_Dataset extract_:
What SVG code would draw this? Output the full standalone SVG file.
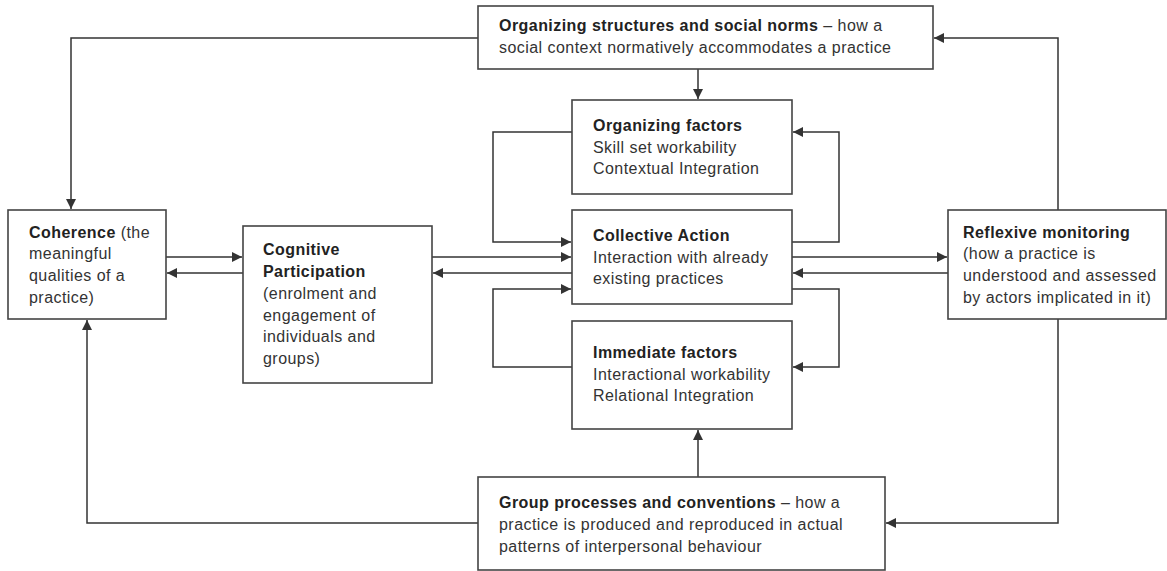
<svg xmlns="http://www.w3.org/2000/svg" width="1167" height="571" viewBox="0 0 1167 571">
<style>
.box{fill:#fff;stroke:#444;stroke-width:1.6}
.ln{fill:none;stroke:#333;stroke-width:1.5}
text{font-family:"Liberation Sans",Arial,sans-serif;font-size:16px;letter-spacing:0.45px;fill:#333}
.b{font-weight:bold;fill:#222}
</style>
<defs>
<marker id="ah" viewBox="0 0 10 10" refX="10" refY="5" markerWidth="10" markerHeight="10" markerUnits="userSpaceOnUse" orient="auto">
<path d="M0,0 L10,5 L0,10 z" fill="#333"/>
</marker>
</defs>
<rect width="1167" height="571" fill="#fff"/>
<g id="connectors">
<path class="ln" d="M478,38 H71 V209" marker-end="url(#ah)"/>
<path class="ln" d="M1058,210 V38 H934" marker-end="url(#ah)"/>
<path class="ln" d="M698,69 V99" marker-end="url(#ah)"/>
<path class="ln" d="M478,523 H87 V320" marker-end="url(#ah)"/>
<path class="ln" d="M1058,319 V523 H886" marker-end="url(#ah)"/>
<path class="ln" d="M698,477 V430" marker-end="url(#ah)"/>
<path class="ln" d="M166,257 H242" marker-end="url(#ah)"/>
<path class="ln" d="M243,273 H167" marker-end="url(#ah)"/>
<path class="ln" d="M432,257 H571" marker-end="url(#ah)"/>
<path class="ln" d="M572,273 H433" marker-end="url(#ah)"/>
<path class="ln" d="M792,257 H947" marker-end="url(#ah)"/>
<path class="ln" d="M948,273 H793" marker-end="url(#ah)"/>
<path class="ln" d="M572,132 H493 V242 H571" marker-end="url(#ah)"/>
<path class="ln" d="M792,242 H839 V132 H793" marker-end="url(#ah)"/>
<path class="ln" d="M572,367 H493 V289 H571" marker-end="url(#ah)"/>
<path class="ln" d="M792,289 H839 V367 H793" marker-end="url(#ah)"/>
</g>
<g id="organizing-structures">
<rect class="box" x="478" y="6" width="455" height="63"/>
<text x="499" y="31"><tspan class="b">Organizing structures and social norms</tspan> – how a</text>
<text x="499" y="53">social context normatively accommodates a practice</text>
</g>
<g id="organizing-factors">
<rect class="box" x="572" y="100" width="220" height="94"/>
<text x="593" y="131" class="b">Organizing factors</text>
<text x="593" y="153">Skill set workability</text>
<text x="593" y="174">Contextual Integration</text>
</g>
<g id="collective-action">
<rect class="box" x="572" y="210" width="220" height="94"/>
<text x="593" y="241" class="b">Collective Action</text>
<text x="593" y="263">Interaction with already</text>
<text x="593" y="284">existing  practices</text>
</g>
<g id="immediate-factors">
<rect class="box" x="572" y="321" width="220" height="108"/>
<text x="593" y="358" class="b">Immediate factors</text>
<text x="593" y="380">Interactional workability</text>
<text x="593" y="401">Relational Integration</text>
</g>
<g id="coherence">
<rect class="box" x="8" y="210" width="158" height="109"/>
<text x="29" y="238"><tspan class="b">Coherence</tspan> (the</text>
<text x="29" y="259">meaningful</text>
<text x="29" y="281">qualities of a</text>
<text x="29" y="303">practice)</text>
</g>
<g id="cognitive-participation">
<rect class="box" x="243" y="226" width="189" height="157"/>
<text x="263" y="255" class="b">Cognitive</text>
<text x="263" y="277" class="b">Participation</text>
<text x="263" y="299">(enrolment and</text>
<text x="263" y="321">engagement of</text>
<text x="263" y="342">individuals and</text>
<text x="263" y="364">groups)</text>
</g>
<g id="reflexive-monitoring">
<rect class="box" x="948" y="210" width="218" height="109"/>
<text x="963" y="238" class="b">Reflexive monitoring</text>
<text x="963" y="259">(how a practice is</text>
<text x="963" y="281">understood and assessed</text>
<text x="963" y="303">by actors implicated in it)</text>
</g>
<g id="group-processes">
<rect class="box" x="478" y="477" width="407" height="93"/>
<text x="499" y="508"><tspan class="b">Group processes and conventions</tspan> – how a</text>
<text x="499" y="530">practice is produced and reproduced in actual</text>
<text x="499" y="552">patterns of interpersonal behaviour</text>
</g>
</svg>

_Written problem_: Copy every line above word for word and exclude the pictures.

_Task solution_:
What SVG code would draw this? Output the full standalone SVG file.
<svg xmlns="http://www.w3.org/2000/svg" width="1167" height="571" viewBox="0 0 1167 571">
<style>
.box{fill:#fff;stroke:#444;stroke-width:1.6}
.ln{fill:none;stroke:#333;stroke-width:1.5}
text{font-family:"Liberation Sans",Arial,sans-serif;font-size:16px;letter-spacing:0.45px;fill:#333}
.b{font-weight:bold;fill:#222}
</style>
<defs>
<marker id="ah" viewBox="0 0 10 10" refX="10" refY="5" markerWidth="10" markerHeight="10" markerUnits="userSpaceOnUse" orient="auto">
<path d="M0,0 L10,5 L0,10 z" fill="#333"/>
</marker>
</defs>
<rect width="1167" height="571" fill="#fff"/>
<g id="connectors">
<path class="ln" d="M478,38 H71 V209" marker-end="url(#ah)"/>
<path class="ln" d="M1058,210 V38 H934" marker-end="url(#ah)"/>
<path class="ln" d="M698,69 V99" marker-end="url(#ah)"/>
<path class="ln" d="M478,523 H87 V320" marker-end="url(#ah)"/>
<path class="ln" d="M1058,319 V523 H886" marker-end="url(#ah)"/>
<path class="ln" d="M698,477 V430" marker-end="url(#ah)"/>
<path class="ln" d="M166,257 H242" marker-end="url(#ah)"/>
<path class="ln" d="M243,273 H167" marker-end="url(#ah)"/>
<path class="ln" d="M432,257 H571" marker-end="url(#ah)"/>
<path class="ln" d="M572,273 H433" marker-end="url(#ah)"/>
<path class="ln" d="M792,257 H947" marker-end="url(#ah)"/>
<path class="ln" d="M948,273 H793" marker-end="url(#ah)"/>
<path class="ln" d="M572,132 H493 V242 H571" marker-end="url(#ah)"/>
<path class="ln" d="M792,242 H839 V132 H793" marker-end="url(#ah)"/>
<path class="ln" d="M572,367 H493 V289 H571" marker-end="url(#ah)"/>
<path class="ln" d="M792,289 H839 V367 H793" marker-end="url(#ah)"/>
</g>
<g id="organizing-structures">
<rect class="box" x="478" y="6" width="455" height="63"/>
<text x="499" y="31"><tspan class="b">Organizing structures and social norms</tspan> – how a</text>
<text x="499" y="53">social context normatively accommodates a practice</text>
</g>
<g id="organizing-factors">
<rect class="box" x="572" y="100" width="220" height="94"/>
<text x="593" y="131" class="b">Organizing factors</text>
<text x="593" y="153">Skill set workability</text>
<text x="593" y="174">Contextual Integration</text>
</g>
<g id="collective-action">
<rect class="box" x="572" y="210" width="220" height="94"/>
<text x="593" y="241" class="b">Collective Action</text>
<text x="593" y="263">Interaction with already</text>
<text x="593" y="284">existing  practices</text>
</g>
<g id="immediate-factors">
<rect class="box" x="572" y="321" width="220" height="108"/>
<text x="593" y="358" class="b">Immediate factors</text>
<text x="593" y="380">Interactional workability</text>
<text x="593" y="401">Relational Integration</text>
</g>
<g id="coherence">
<rect class="box" x="8" y="210" width="158" height="109"/>
<text x="29" y="238"><tspan class="b">Coherence</tspan> (the</text>
<text x="29" y="259">meaningful</text>
<text x="29" y="281">qualities of a</text>
<text x="29" y="303">practice)</text>
</g>
<g id="cognitive-participation">
<rect class="box" x="243" y="226" width="189" height="157"/>
<text x="263" y="255" class="b">Cognitive</text>
<text x="263" y="277" class="b">Participation</text>
<text x="263" y="299">(enrolment and</text>
<text x="263" y="321">engagement of</text>
<text x="263" y="342">individuals and</text>
<text x="263" y="364">groups)</text>
</g>
<g id="reflexive-monitoring">
<rect class="box" x="948" y="210" width="218" height="109"/>
<text x="963" y="238" class="b">Reflexive monitoring</text>
<text x="963" y="259">(how a practice is</text>
<text x="963" y="281">understood and assessed</text>
<text x="963" y="303">by actors implicated in it)</text>
</g>
<g id="group-processes">
<rect class="box" x="478" y="477" width="407" height="93"/>
<text x="499" y="508"><tspan class="b">Group processes and conventions</tspan> – how a</text>
<text x="499" y="530">practice is produced and reproduced in actual</text>
<text x="499" y="552">patterns of interpersonal behaviour</text>
</g>
</svg>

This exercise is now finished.